AKÜ Rektör Yardımcısı Prof. Dr. Şuayıp Özdemir ise son dönemlerde sosyal medyada kısa videoların daha çok tercih edildiğini belirtti. Özdemir, “Önceden Instagram’da kısa videolar çokken şimdi diğer mecralarda da yayılmış durumdadır. Bunun kişiyi günlük hayattan uzaklaştırarak dikkatini dağıtması ve kalıcı hafızaya bilgi almasına olumsuz etki yapması gibi bir sonuçları olduğu kanaatindeyim. Ben bunu belli bir yaştan sonra karşılaştığım için fark edebiliyorum. Fakat daha küçük yaşlarda almaya başlayan çocuklar bunu fark edemiyor. Öğrenmeyi güçleştiriyor” dedi.

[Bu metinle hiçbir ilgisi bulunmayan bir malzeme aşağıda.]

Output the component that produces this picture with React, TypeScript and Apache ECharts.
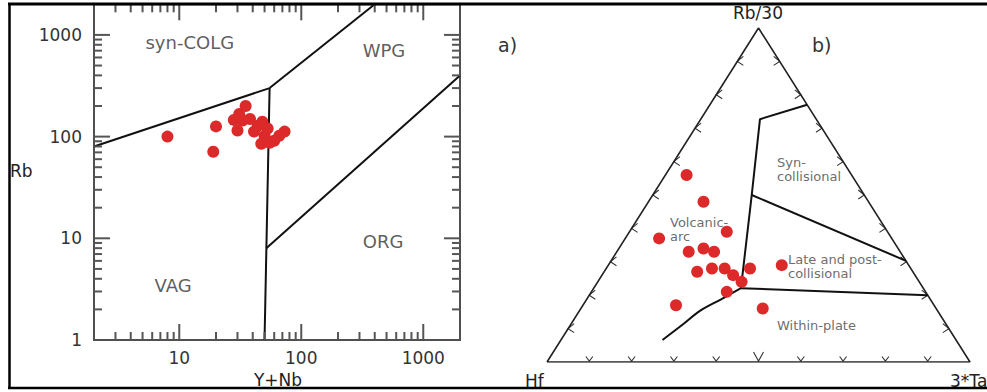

Prof. Dr. Murat Peker de sosyal medyanın öğrenme konusunda olumsuz etkilerinin yanında kısmen olumlu etkilerinin de olduğunu ifade etti. Peker, “Sosyal medyanın öğrenmeyi güçleştirmesine bağlı olarak öğrenmeyi kolaylaştırmak için ne yapabiliriz diye baktığımızda okuduğumuz makaleyi belli aralıklarla tekrar okumamız gerektiği bilgisine dahi sosyal medya üzerinden ulaşıyoruz. Buna bağlı bir örnek vermek istiyorum. Sosyal medyadan uzaklaşmak için hobi bahçeleri kuralım diyoruz daha sonra bu bahçelere köstebek dadanıyor ve bu köstebeklerden kurtulmak için ne yapabilirim diye sorduğumuzda yine sosyal medyaya başvuruyoruz” diye konuştu.
İlahiyat Fakültesi Dekanı Prof. Dr. Mustafa Güler ise çok fazla paylaşım yapanların bir süre sonra kendi paylaşımları olmadığını ve önlerine getirileni paylaştıklarına dikkat çekti. Güler, “Bu durumda onun popülaritesinden faydalanılmış olunuyor. Bizim camiada çok fazla tartışılıyor. Her şeyi oraya özellikle kısa kısa koymak uygun mu yoksa gerçek platformundan mı yaymak daha uygun diye. Bu kadar kısa süre içerisinde neler söyleyebileceğin konusunda problemler çıkıyor” şeklinde konuştu.
“40-50 yıl öncesi bizde tarih olurdu”
AKÜ emekli öğretim üyesi Prof. Dr. Kemalettin Çonkar ise 40-50 yıl öncesinin eskiden tarih kabul edildiğini şimdi ise çok eski tarih olarak nitelendirildiğini söyledi. Çonkar, “Teknoloji çok hızlı gelişiyor. Benim tahminim teknoloji bir noktaya varacak ve orada duracak. Benim çocukluğumu düşündüğüm zaman 200-300 yıl öncesine çok benziyor ama şimdiki çocuklara baktığımızda 50 yıl öncesiyle arada uçurumlar var. Aramızdaki fark çok hızlandı” dedi.